— START STORED ROWS —

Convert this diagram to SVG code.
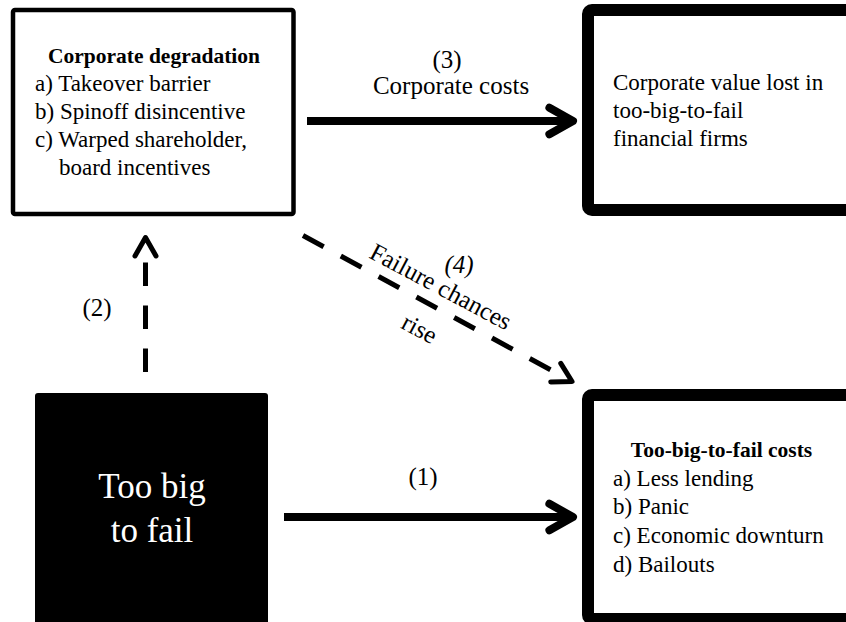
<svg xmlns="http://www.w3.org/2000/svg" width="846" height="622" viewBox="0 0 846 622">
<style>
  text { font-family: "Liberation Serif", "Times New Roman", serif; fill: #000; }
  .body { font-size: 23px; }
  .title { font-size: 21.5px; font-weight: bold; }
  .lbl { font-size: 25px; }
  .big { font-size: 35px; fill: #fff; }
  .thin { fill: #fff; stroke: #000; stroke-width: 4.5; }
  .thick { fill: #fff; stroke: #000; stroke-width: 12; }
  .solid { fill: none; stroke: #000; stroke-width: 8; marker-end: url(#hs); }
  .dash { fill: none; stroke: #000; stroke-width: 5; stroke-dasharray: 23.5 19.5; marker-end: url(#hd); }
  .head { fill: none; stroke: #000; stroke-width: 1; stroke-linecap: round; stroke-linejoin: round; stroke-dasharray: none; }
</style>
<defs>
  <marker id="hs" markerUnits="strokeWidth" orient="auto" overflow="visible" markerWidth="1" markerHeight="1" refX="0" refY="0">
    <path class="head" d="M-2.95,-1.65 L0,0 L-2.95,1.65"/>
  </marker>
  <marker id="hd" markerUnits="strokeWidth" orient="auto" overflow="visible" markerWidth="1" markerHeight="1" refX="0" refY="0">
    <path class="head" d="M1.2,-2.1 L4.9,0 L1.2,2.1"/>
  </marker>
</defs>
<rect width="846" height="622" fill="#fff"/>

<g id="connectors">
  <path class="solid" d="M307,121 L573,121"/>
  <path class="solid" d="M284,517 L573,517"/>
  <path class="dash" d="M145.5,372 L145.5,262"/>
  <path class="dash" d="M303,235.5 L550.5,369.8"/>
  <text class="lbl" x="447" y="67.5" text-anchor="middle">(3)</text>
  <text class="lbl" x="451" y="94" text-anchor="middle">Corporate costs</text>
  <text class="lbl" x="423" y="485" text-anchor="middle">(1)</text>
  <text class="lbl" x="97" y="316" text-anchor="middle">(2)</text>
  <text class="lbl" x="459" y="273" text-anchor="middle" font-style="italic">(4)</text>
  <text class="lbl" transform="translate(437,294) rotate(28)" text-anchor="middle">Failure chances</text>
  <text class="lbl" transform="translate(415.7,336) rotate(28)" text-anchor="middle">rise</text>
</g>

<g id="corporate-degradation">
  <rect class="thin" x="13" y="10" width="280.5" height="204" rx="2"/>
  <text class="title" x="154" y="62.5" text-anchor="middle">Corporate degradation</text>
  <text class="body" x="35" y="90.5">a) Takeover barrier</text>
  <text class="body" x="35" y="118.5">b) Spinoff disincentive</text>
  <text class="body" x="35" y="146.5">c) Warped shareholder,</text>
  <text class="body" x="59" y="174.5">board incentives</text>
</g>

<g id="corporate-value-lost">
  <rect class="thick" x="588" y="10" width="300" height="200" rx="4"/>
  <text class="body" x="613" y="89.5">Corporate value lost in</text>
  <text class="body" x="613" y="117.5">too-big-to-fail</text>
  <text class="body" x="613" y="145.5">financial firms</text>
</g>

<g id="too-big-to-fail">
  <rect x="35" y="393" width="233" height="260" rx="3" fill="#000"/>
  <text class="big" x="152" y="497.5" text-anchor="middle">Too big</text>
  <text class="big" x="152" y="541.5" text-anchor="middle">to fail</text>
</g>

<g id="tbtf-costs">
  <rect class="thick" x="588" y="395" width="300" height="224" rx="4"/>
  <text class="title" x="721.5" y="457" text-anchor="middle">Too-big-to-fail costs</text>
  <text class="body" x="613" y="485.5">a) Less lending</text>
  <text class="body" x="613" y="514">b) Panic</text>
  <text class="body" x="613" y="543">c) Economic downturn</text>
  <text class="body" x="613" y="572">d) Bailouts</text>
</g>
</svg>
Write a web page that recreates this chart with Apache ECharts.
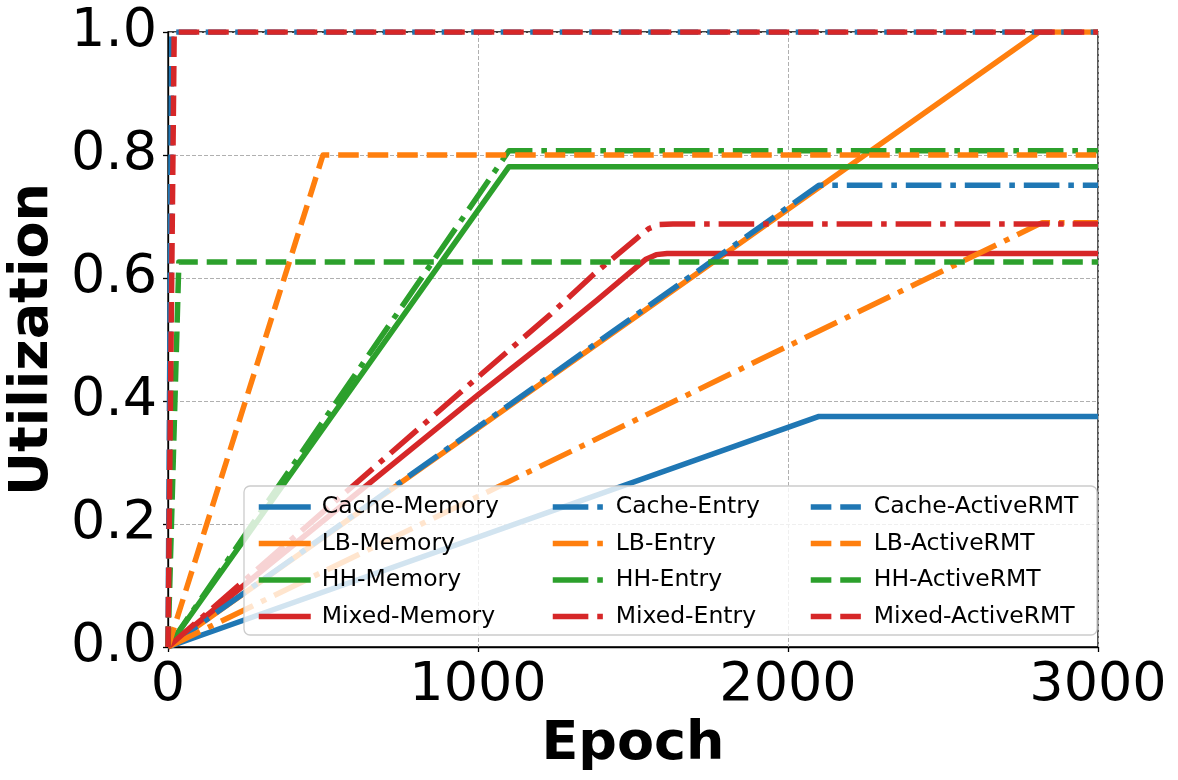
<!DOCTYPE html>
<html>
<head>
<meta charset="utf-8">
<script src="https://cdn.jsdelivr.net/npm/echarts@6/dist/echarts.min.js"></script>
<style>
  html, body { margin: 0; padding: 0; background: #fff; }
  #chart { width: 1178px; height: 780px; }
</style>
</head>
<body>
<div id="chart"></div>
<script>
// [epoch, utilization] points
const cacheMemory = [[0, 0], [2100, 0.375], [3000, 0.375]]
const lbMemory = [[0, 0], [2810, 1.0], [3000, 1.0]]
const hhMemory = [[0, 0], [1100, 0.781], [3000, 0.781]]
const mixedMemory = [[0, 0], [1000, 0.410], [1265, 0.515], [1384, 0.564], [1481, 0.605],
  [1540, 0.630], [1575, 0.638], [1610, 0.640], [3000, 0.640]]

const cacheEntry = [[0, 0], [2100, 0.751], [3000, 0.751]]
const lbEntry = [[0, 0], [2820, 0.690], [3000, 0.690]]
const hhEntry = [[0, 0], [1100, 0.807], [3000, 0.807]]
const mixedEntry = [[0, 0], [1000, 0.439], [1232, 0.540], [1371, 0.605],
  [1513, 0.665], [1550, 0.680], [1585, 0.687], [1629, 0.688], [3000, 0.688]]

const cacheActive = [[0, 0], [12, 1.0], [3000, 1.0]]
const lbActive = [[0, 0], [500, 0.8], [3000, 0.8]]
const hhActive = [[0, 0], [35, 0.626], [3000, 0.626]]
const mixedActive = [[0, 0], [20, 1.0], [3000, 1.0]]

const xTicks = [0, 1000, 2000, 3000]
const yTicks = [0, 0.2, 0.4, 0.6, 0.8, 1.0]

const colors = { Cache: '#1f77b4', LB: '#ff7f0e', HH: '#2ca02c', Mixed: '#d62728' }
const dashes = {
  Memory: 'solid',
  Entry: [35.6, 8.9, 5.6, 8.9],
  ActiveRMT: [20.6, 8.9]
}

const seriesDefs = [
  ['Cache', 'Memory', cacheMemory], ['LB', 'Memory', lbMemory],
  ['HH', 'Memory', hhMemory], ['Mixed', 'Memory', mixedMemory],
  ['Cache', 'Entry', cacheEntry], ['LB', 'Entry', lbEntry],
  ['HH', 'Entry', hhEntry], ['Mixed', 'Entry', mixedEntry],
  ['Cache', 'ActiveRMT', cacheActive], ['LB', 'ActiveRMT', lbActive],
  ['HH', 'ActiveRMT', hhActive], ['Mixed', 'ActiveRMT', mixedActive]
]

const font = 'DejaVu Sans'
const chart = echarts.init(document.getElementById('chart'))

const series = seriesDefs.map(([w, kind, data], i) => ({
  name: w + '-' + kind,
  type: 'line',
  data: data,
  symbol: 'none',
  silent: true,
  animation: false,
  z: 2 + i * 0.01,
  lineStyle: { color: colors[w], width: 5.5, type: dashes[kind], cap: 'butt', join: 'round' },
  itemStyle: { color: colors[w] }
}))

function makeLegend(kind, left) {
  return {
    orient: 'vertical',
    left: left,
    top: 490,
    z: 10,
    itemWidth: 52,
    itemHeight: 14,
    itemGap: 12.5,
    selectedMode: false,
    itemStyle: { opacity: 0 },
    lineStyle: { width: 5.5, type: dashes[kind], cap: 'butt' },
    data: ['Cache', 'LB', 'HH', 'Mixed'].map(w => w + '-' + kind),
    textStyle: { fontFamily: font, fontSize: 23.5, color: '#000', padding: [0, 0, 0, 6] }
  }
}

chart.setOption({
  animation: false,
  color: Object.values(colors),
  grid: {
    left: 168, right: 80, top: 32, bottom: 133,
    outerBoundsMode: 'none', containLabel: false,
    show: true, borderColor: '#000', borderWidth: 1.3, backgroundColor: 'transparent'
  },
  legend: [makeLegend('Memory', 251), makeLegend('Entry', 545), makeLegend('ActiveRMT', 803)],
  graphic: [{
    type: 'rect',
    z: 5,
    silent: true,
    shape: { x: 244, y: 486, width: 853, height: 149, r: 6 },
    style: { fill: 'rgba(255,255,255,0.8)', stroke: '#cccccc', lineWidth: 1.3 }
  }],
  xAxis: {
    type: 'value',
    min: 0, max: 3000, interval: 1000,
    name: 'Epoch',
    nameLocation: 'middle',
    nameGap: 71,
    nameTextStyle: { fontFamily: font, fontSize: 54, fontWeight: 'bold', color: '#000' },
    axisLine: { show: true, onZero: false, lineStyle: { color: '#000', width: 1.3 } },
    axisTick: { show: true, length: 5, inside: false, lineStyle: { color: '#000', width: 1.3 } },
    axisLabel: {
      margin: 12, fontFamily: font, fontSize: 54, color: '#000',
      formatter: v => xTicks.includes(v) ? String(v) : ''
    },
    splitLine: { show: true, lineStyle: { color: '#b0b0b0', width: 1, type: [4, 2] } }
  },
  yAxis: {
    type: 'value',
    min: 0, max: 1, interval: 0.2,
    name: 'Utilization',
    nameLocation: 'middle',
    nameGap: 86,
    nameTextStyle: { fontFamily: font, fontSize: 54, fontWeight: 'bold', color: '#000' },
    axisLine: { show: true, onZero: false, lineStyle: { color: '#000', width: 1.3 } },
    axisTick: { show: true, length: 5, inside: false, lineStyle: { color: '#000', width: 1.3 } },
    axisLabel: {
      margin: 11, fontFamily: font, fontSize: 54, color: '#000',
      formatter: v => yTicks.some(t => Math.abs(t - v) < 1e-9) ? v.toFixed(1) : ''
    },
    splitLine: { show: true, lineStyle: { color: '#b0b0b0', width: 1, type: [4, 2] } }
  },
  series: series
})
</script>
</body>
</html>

— END STORED ROWS —

● TO BE DONE
Copy exactly the material above from the line with "Write a web" to the line with "[1540, 0.630], [1575, 0.638], [1610, 0.640], [3000, 0.640]]", ends included, and nothing else. Leave out any picture.

● ANSWER TO THIS EXERCISE
Write a web page that recreates this chart with Apache ECharts.
<!DOCTYPE html>
<html>
<head>
<meta charset="utf-8">
<script src="https://cdn.jsdelivr.net/npm/echarts@6/dist/echarts.min.js"></script>
<style>
  html, body { margin: 0; padding: 0; background: #fff; }
  #chart { width: 1178px; height: 780px; }
</style>
</head>
<body>
<div id="chart"></div>
<script>
// [epoch, utilization] points
const cacheMemory = [[0, 0], [2100, 0.375], [3000, 0.375]]
const lbMemory = [[0, 0], [2810, 1.0], [3000, 1.0]]
const hhMemory = [[0, 0], [1100, 0.781], [3000, 0.781]]
const mixedMemory = [[0, 0], [1000, 0.410], [1265, 0.515], [1384, 0.564], [1481, 0.605],
  [1540, 0.630], [1575, 0.638], [1610, 0.640], [3000, 0.640]]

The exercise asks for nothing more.